Our oppressor’s masterpiece is one achievement, making himself covert, invisible, playing the role of a patriarch, but more so as a puppeteer. Because they lived amongst us for so long, we have “housed” the oppressor within us. We have loved him, cherished him and even though we sometimes smear him in our never-ending, futile, dialogues, we still love him through our actions. And so, because of this patriarchy, because we “housed” the oppressor, we are afraid to get free from the clutches of oppression. And those who loudly voice their opposition against the oppressor and the corruption are themselves the oppressors. Even the new revolutionary leaders, if you wish to call them as such, believe that they are leading a revolution for the people instead of lead a revolution with the people.
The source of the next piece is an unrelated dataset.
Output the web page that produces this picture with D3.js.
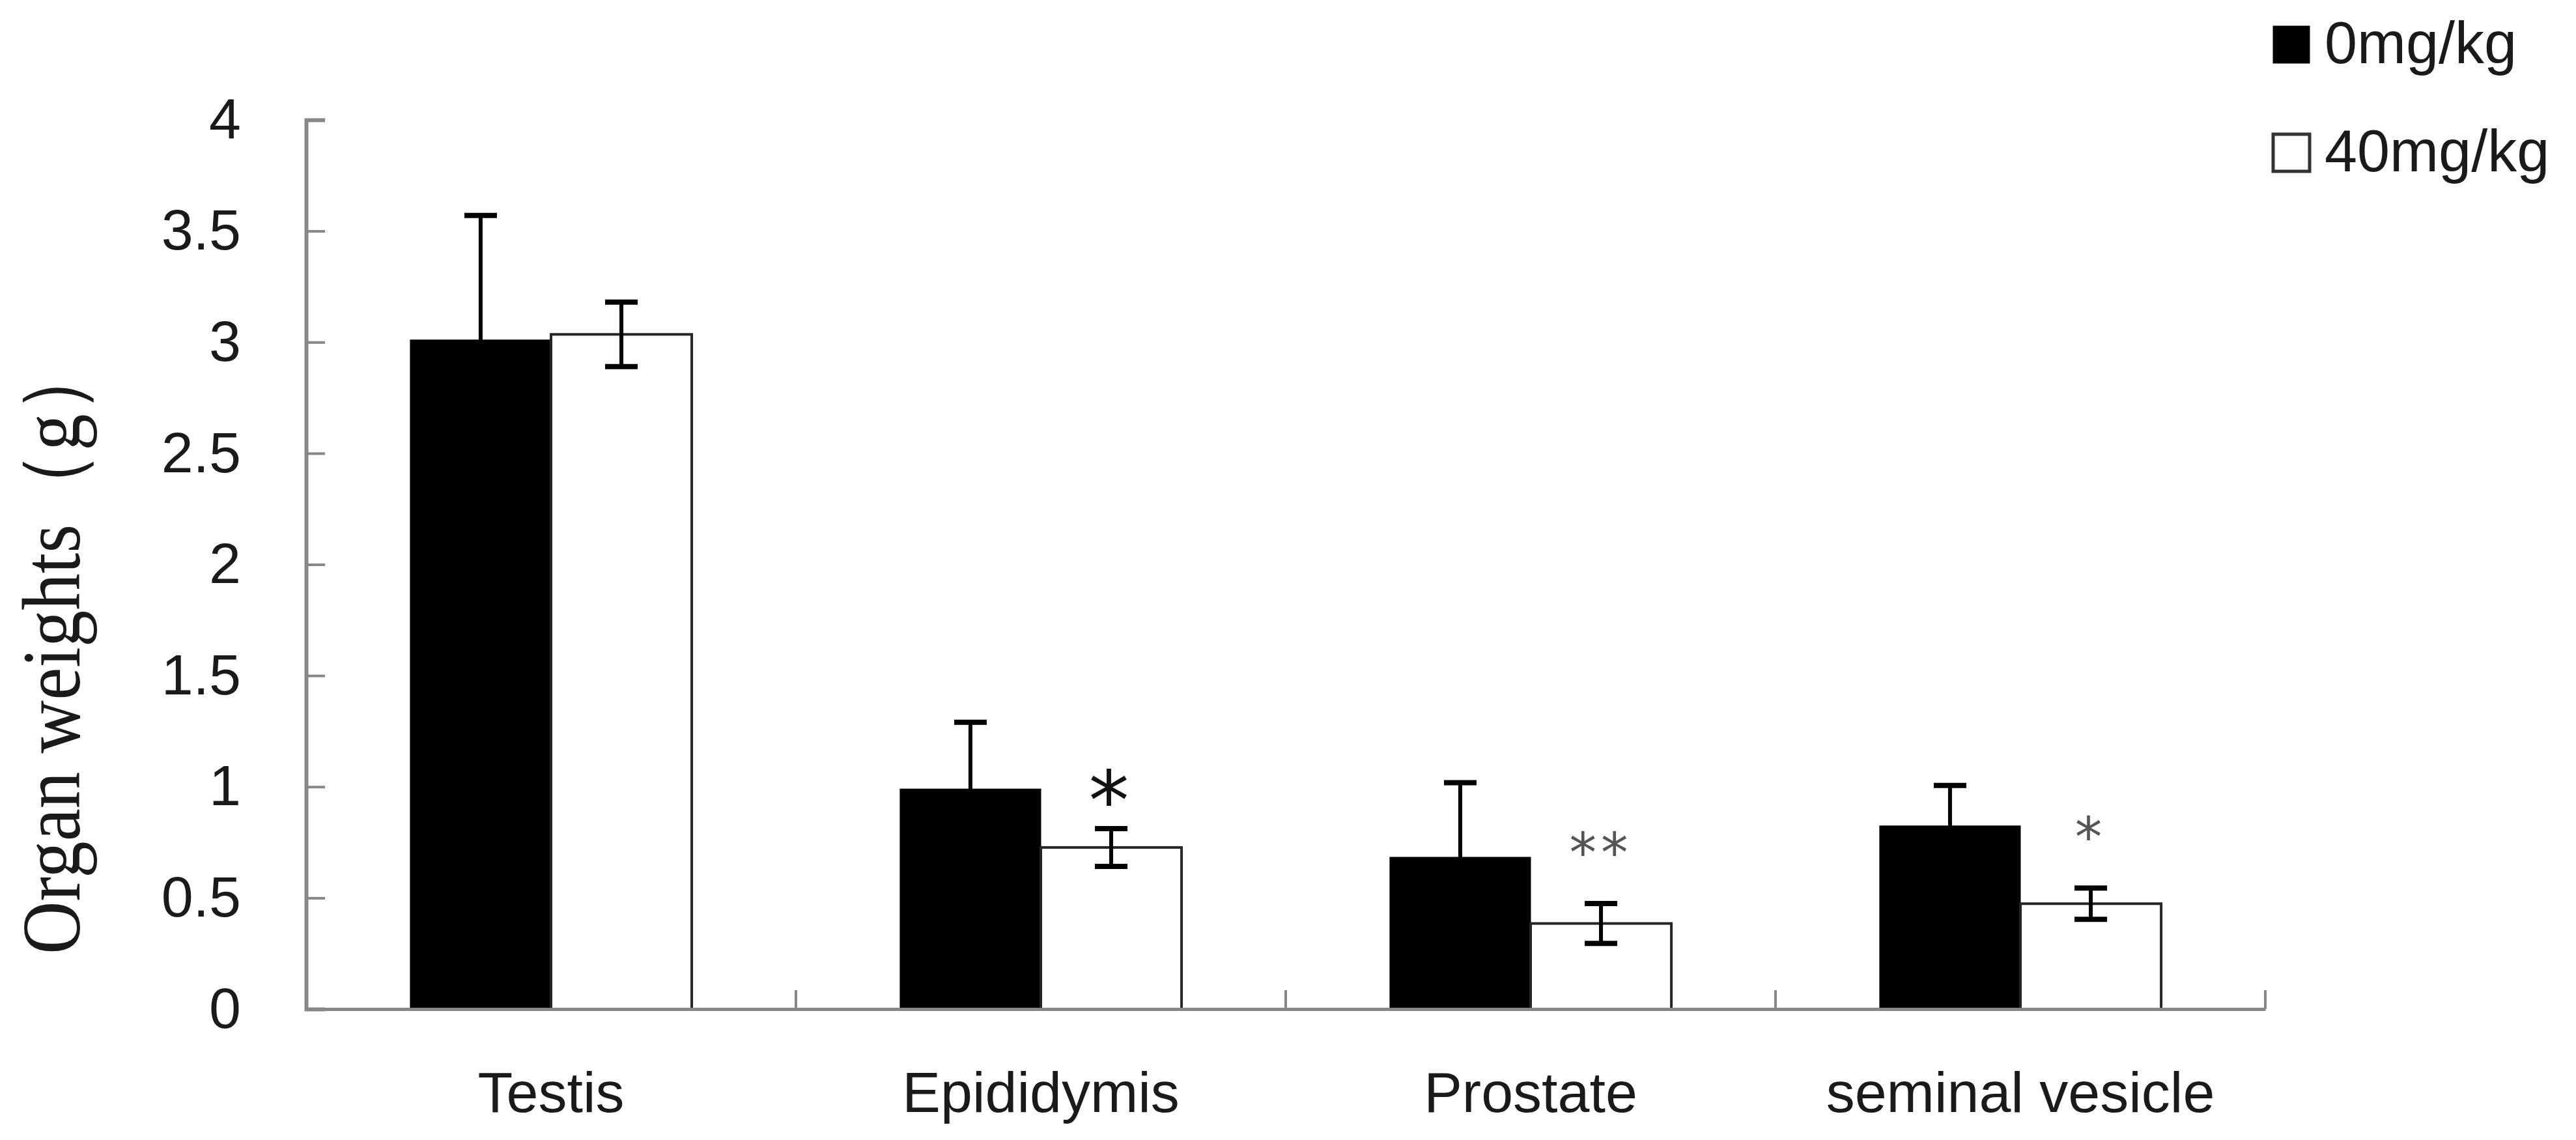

Needless to say that this friction created by revolting-for-our-people leaders against the cogs of the corruption system will only cause the corruption machine to work more, yielding more oppression, as the liberation process is not done with the people, or to wear the cogs, if liberation is done with the people. The only thing needed now is that people should be ready for liberation. This readiness is usually started with awareness-raising to step back and look at the big picture. But awareness-raising is not enough. We like to talk about it than work towards it. There needs to be an action informed by the thought liberatory process. There needs to be a praxis by the people. This praxis should be applied consistently, not bound to a condition, or people, and should be applied horizontally and vertically. Only then will we stop limping.
I am ending this post to watch my son now playing with some Syrian refugees outside, all in joviality, all completely healthy, no limping.